I am on a jet sitting on the ground in Chicago. I'm in 30K of a Boeing 777, which means I am in an exit row seat immediately behind the mid galley bulkhead. I seem to have gotten this exit row seat due to a computer glitch, since I was supposed to be charged extra. Some guy just came and took the (empty) seat next to me, and just got booted by an observant flight attendant. It's tough out here. So I end up with an exit row, quite literally. 30K and 30J are effectively the only seats in this row; there seems to be a 30A and 30B off to my left somewhere, on the other side of some lavatories, which is so far away it can be ignored. So I got a row to myself. Palatial. This could revolutionize my airline stretch routine.

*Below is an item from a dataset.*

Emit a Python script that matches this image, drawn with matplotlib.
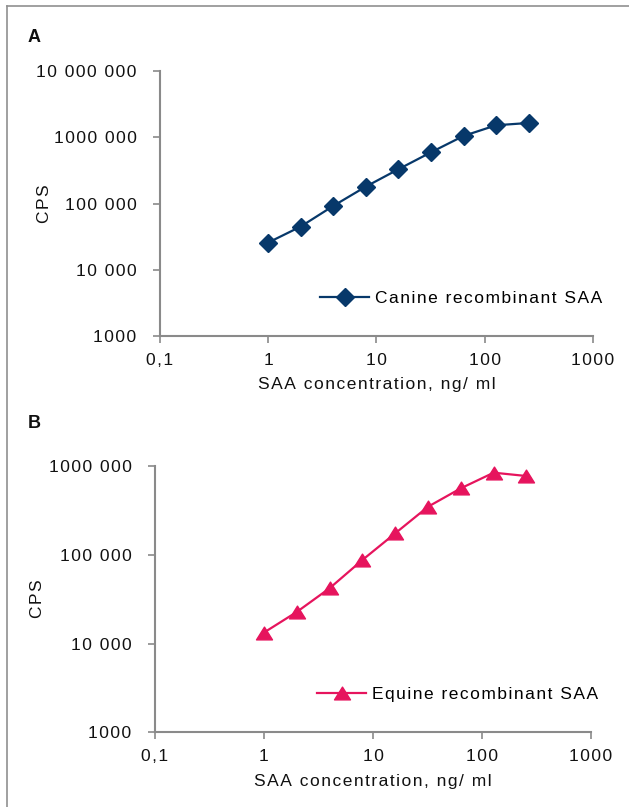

My flight from Europe was one month sgo. Hard to believe that, since then, I hiked Moonshine Park and dropped down the Ridgway side of the ridge, plus saw so many people, went to a conference, and endured a deeply hauntingly rainy trip to San Diego. On the flight here, I got unlimited free wine. Now, they say it is 6 bucks a cup (not glass), since this is a United flight and not a Lufthansa flight. Yet I keep getting free wine out of them, based only on the promise of giving them more Mozartkügeln once I get to baggage claim. I could attribute this to me being charming, but I think it gets down to the tipping culture, and the underlying social underpinnings.
As I mentioned in many previous posts, the American vs. European differences in tipping culture speak tomes. Europeans consider good service routine. Why pay for good service, or for a couple cups of wine, when it should be assumed? Americans instead whine for such service from both directions; customers demand (not expect) it, and workers want some bonus for it. So they get it, in the form of tips, even though I strongly suspect they don't really make more than their European counterparts. Same trick here. I think I am clever and just charmed a stewardess, but in fact, she's probably giving free wine to everyone on the plane. Slut.

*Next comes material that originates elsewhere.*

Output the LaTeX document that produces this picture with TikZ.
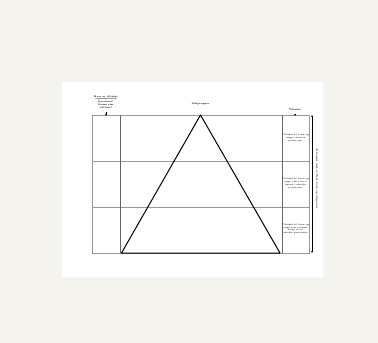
\documentclass[tikz,border=0pt]{standalone}
\usepackage{tikz}
\usetikzlibrary{positioning}
\usetikzlibrary{calc}
\usetikzlibrary{arrows.meta}
\definecolor{bgbeige}{RGB}{245,243,238}
\definecolor{gridgray}{RGB}{150,150,150}
\tikzset{
    tiny/.style={font=\fontsize{2.3}{2.8}\selectfont\bfseries, align=center, text=black},
    celltext/.style={font=\fontsize{2.1}{2.7}\selectfont\bfseries, align=center, text=black!85},
    gridline/.style={draw=gridgray, line width=0.7pt},
    pointer/.style={-{Stealth[length=2pt,width=1.6pt]}, line width=0.6pt}
}
\begin{document}
\begin{tikzpicture}[x=1pt, y=-1pt]

    \useasboundingbox (0,0) rectangle (378,343);
    \fill[bgbeige] (0,0) rectangle (378,343);

    % card with soft shadow
    \fill[black!7] (62.5,84) rectangle (324,280);
    \fill[black!4] (62,83) rectangle (324.5,278.5);
    \fill[white] (62,82) rectangle (323,277);

    % table corners
    \coordinate (TL) at (92,115);
    \coordinate (TR) at (309,115);
    \coordinate (BL) at (92,253);
    \coordinate (BR) at (309,253);

    \draw[gridline] (TL) rectangle (BR);
    \draw[gridline] (92,161) -- (309,161);
    \draw[gridline] (92,207) -- (309,207);
    \draw[gridline, draw=black!60] (120,115) -- (120,253);
    \draw[gridline, draw=black!60] (282,115) -- (282,253);

    % triangle
    \coordinate (apex) at (200.5,115);
    \coordinate (baseL) at (121.5,253);
    \coordinate (baseR) at (280,253);
    \draw[line width=1pt, line join=round] (baseL) -- (apex) -- (baseR) -- cycle;

    % headings
    \node[tiny] (owner) at (106,102) {Hvor er tiltaket\\organisatorisk\\forankret?\\Hvem eier\\tiltaket?};
    \node[tiny] (target) at (200.5,103.5) {Målgrupper};
    \node[tiny] (measure) at (295,109.5) {Tiltaket};

    \coordinate (ownerEnd) at (106,116);
    \coordinate (measureEnd) at (295,116);
    \draw[pointer] (owner.south) -- (ownerEnd);
    \draw[pointer] (measure.south) -- (measureEnd);

    % right column texts
    \node[celltext] (cellA) at (295.5,138) {Tiltaket til barn og\\unge i utsatte\\posisjoner};
    \node[celltext] (cellB) at (295.5,183.5) {Tiltaket til barn og\\unge i fare for å\\havne i utsatte\\posisjoner};
    \node[celltext] (cellC) at (295.5,229) {Tiltaket til barn og\\unge som trenger\\hjelp ut av\\utsatte posisjoner};

    % vertical arrow and text
    \coordinate (arrTop) at (312,115);
    \coordinate (arrBot) at (312,253);
    \draw[{Stealth[length=2pt,width=1.6pt]}-{Stealth[length=2pt,width=1.6pt]}, line width=0.7pt] (arrTop) -- (arrBot);
    \node[tiny, rotate=-90] (scope) at (317,178.5) {Jo lenger ned, jo flere barn og unge nås};

\end{tikzpicture}
\end{document}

The rest of the flight was similarly uneventful. The flies in Munich airport were as tenacious as always. The flight from Munich to Graz was quite pretty, with snowy Alps jutting defiantly above clouds that rolled off the slopes like lazy avalanches. I did not get any photos of them, since I was near a wing, but I shall try to sate eager readers with snowy mountains in Colorado from just a few weeks ago:
The trip to Colorado opened with a massive snowstorm. I tried to be accepting. It was almost November, after all, and the snow did make everything pretty. Yet it did not portend good hiking. I still had fun seeing the family and everything, but then noticed it ceased snowing after I arrived. And so I did get in some good hikes, with good pictures, of an unprecendentedly wintery hiking retinue. I found lots of good new hikes, and discovered that snow creates some new adventures in old favorites. Yellowjacket Mine, for example, is a whole different hike in the snow and ice. I lost two walking sticks just making it through. I promised them they would be recorded, and they are. To my two loyal former walking sticks, Mini Wally and Wally Nuevo, you did your jobs well, and saved me from a nasty tumble down a ravine. May you thrive on the bottom of the ravine, in whatever way a dead log may wish to thrive.
But the big news around town was not the weather, but the election for Sherriff. My uncle was up against his toughest competition yet, who took out full page ads slandering him, and used all kinds of dirty tricks. We all told ourselves it was politics as usual, but it wasn't, cause this was our family. I was there for over a week before the election, which was 2 Nov, and the biggest local contest was the race for sherriff. I tried to contribute with clever writing, but was badly humbled and upstaged by the master. Mom wrote such a persuasive and sweet Letter to the Editor that I was left dumbfounded. It was like having my tongue wrapped in a towel. Vastly superior English skills. I hope I can write like that when I grow up. Fortunately, Uncle Dominic was re-elected for the third time, sending a strong message that the locals like him. Local humans, anyway. I doubt the local bear community does, but they cannot vote.